Neil Marshall’s remake of Hellboy mixes his spin on the DC Universe character with the strange mythos of King Arthur that leaves the audience in a head scratching state of confusion. With a subtle origin story that nods itself to the 2004 version while also juggling the new adapted plot makes for an over complex, two-hour long feature film that fails to delineate itself from the earlier 2004 version.

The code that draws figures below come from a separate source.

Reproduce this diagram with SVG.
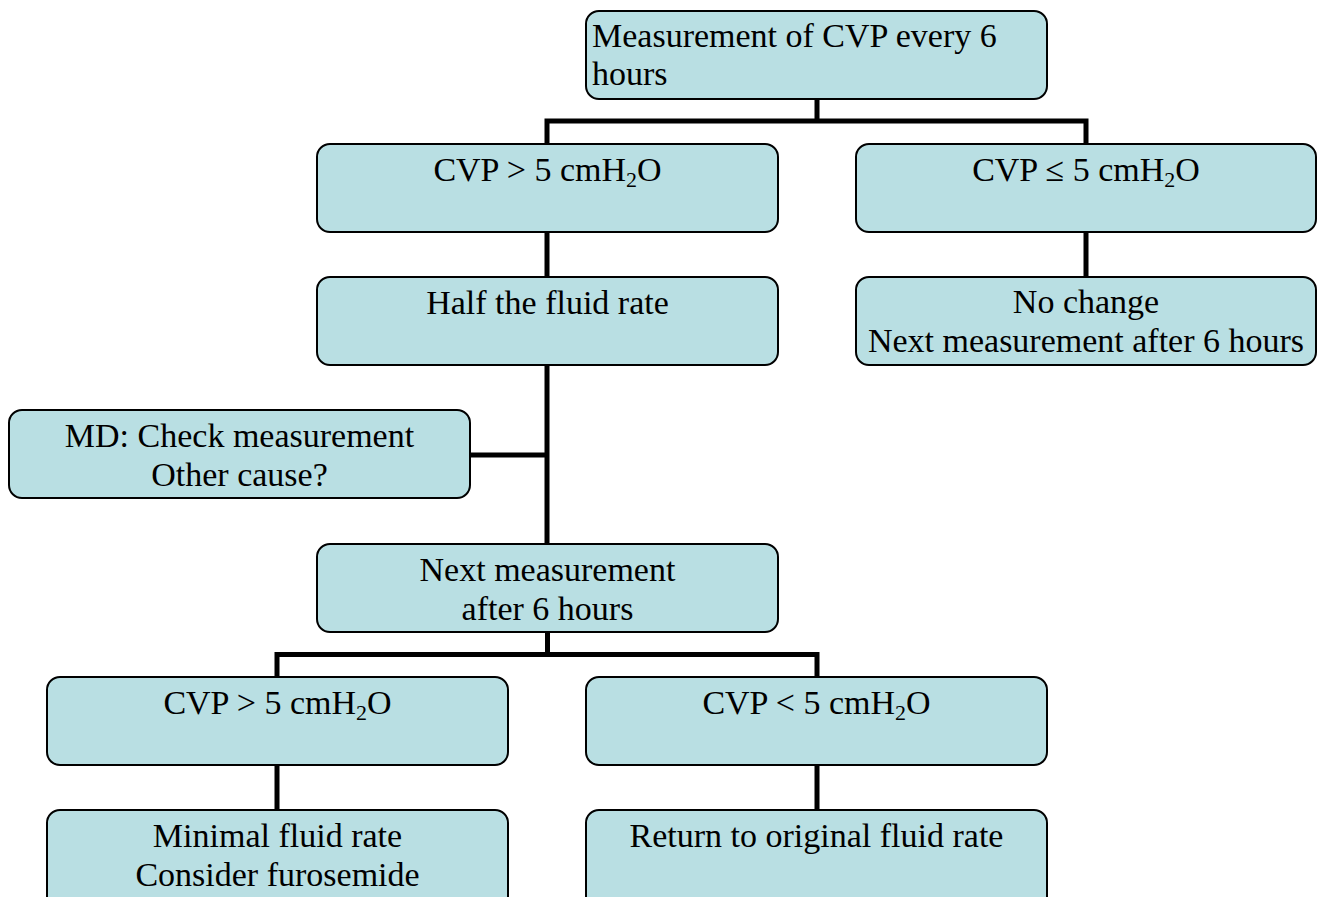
<svg xmlns="http://www.w3.org/2000/svg" width="1317" height="897" viewBox="0 0 1317 897">
<style>
.box{fill:#b9dfe3;stroke:#000;stroke-width:2}
.t{font-family:"Liberation Serif","Times New Roman",serif;font-size:34px;fill:#000}
.c{text-anchor:middle}
.sub{font-size:22px}
.ln{fill:none;stroke:#000;stroke-width:5;stroke-linecap:butt;stroke-linejoin:miter}
</style>
<rect width="1317" height="897" fill="#fff"/>
<g id="connectors">
<path class="ln" d="M817 99V121M547 144V121H1086V144"/>
<path class="ln" d="M547 232V277M1086 232V277"/>
<path class="ln" d="M547 365V544M470 455H547"/>
<path class="ln" d="M547.5 632V654.5M277 677V654.5H817V677"/>
<path class="ln" d="M277 765V810M817 765V810"/>
</g>
<g id="n1"><rect class="box" x="586" y="11" width="461" height="88" rx="13"/>
<text class="t" x="592" y="47">Measurement of CVP every 6</text>
<text class="t" x="592" y="85">hours</text></g>
<g id="n2"><rect class="box" x="317" y="144" width="461" height="88" rx="13"/>
<text class="t c" x="547.5" y="181">CVP &gt; 5 cmH<tspan class="sub" dy="6">2</tspan><tspan dy="-6">O</tspan></text></g>
<g id="n3"><rect class="box" x="856" y="144" width="460" height="88" rx="13"/>
<text class="t c" x="1086" y="181">CVP ≤ 5 cmH<tspan class="sub" dy="6">2</tspan><tspan dy="-6">O</tspan></text></g>
<g id="n4"><rect class="box" x="317" y="277" width="461" height="88" rx="13"/>
<text class="t c" x="547.5" y="314">Half the fluid rate</text></g>
<g id="n5"><rect class="box" x="856" y="277" width="460" height="88" rx="13"/>
<text class="t c" x="1086" y="313">No change</text>
<text class="t c" x="1086" y="352">Next measurement after 6 hours</text></g>
<g id="n6"><rect class="box" x="9" y="410" width="461" height="88" rx="13"/>
<text class="t c" x="239.5" y="447">MD: Check measurement</text>
<text class="t c" x="239.5" y="486">Other cause?</text></g>
<g id="n7"><rect class="box" x="317" y="544" width="461" height="88" rx="13"/>
<text class="t c" x="547.5" y="581">Next measurement</text>
<text class="t c" x="547.5" y="620">after 6 hours</text></g>
<g id="n8"><rect class="box" x="47" y="677" width="461" height="88" rx="13"/>
<text class="t c" x="277.5" y="714">CVP &gt; 5 cmH<tspan class="sub" dy="6">2</tspan><tspan dy="-6">O</tspan></text></g>
<g id="n9"><rect class="box" x="586" y="677" width="461" height="88" rx="13"/>
<text class="t c" x="816.5" y="714">CVP &lt; 5 cmH<tspan class="sub" dy="6">2</tspan><tspan dy="-6">O</tspan></text></g>
<g id="n10"><rect class="box" x="47" y="810" width="461" height="100" rx="13"/>
<text class="t c" x="277.5" y="847">Minimal fluid rate</text>
<text class="t c" x="277.5" y="886">Consider furosemide</text></g>
<g id="n11"><rect class="box" x="586" y="810" width="461" height="100" rx="13"/>
<text class="t c" x="816.5" y="847">Return to original fluid rate</text></g>
</svg>
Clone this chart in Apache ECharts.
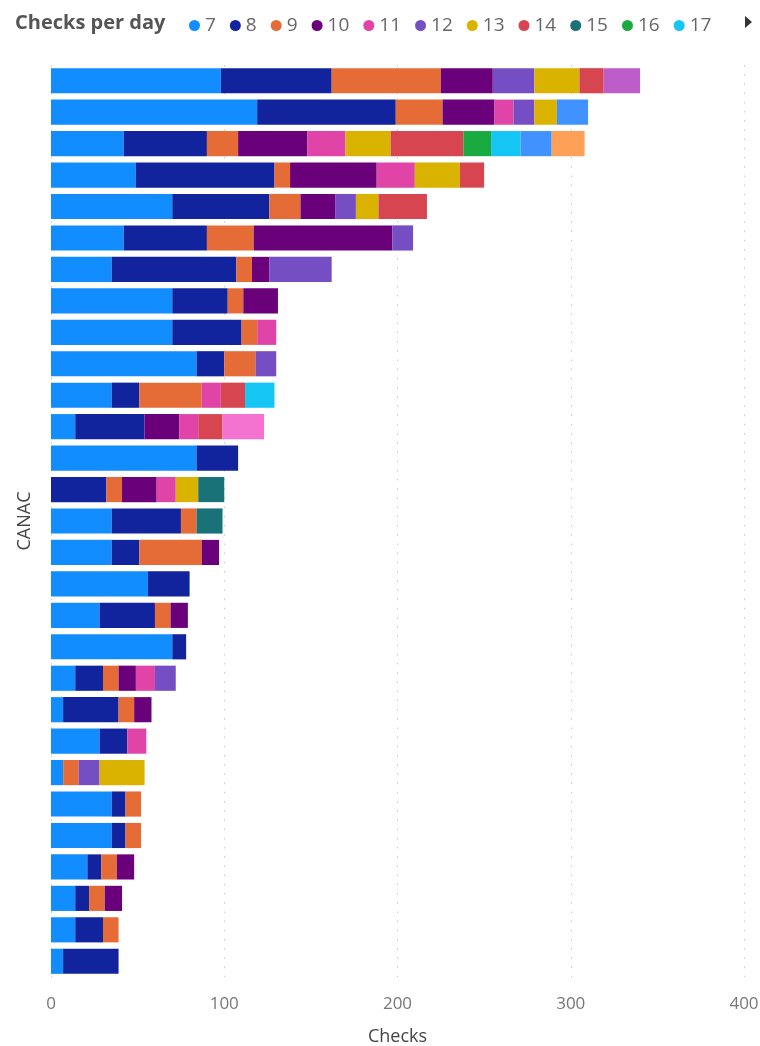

The first iteration of the comic hero was in 2004 directed by Guillermo del Toro with Ron Perlman as the lead role of Hellboy. Hellboy (2004) was one of the first superhero movies, even beating Ironman (2008) to the punch to be shot in live action. The film enjoyed above average reviews with a 6.9/10 rating from IMDb and moderate box office success grossing close to $100 million in worldwide sales which is a solid turnover for a movie with a budget of about $66 million. The 2019 version, however, has not been so fortunate. On its opening weekend, Hellboy (2019), with a film budget of $50 million, received only a little $12 million in ticket sales.
The overt amount of CGI is not kind to the eyes of the viewer nor is the makeup work on lead actor David Harbour, who plays the dark protagonist himself. Hellboy is supposed to be a darker, grittier, and borderline sinister take on the traditional clean cut good guy that saves the day. With that in mind, it makes sense that the character would have not have the diamond cut jawline of Superman, nor the balanced frame that Wonder Woman possesses. Hellboy, to some degree, is expected to look a little more unconventional in the superhero, but that doesn’t mean you have to make him look disfigured. The harsh solemn eyes buried in the back of his skull covered in dark eyeshadow and a blood orange contact lens is overkill making intimate and important dialogue scenes intended to add depth to the main character is slowly corrupted into a bad spoof scene done by College Humor.
The remaining cast of supporting characters and antagonists is left uninteresting despite the vast amount of development they receive, primarily Professor Broom (Ian Mcshane), Major Ben Daimio (Daniel Dae Kim), and Alice Monaghan (Sasha Lane). All three of these make up Hellboy’s supporting cast and at times are entertaining to watch but eight times out of ten they stick out as an eye sore as to how ungodly long this film feels. Hellboy (2019) is a two hour flick but with the audacious amount of origin stories, universe building, overarching storylines, and plot twists is enough to make anyone root for Earth’s doomsday.
The soundtrack is a mystery in it of itself. A weird mixture of Indie rock, alternative rock, and a Spanish Cover of “Rock You Like A Hurricane” make up the album for the movie. The background music is initially undetectable when first introduced in a scene but after 10 seconds one begins to realize that they are playing an X Ambassador song in an R -rated movie that features demon hunter fighting a 5th century witch queen over a rift to Hell.
This inappropriate match up repeats itself in an unholy manner driving a wedge between the audience and the plot of the movie preventing any sort of connection and immersion into the story. Hellboy 2019 stands in a dwarfed position compared to the previous installment of the franchise and should noted as an example of how not to market to the fans of the darker DC comic universe.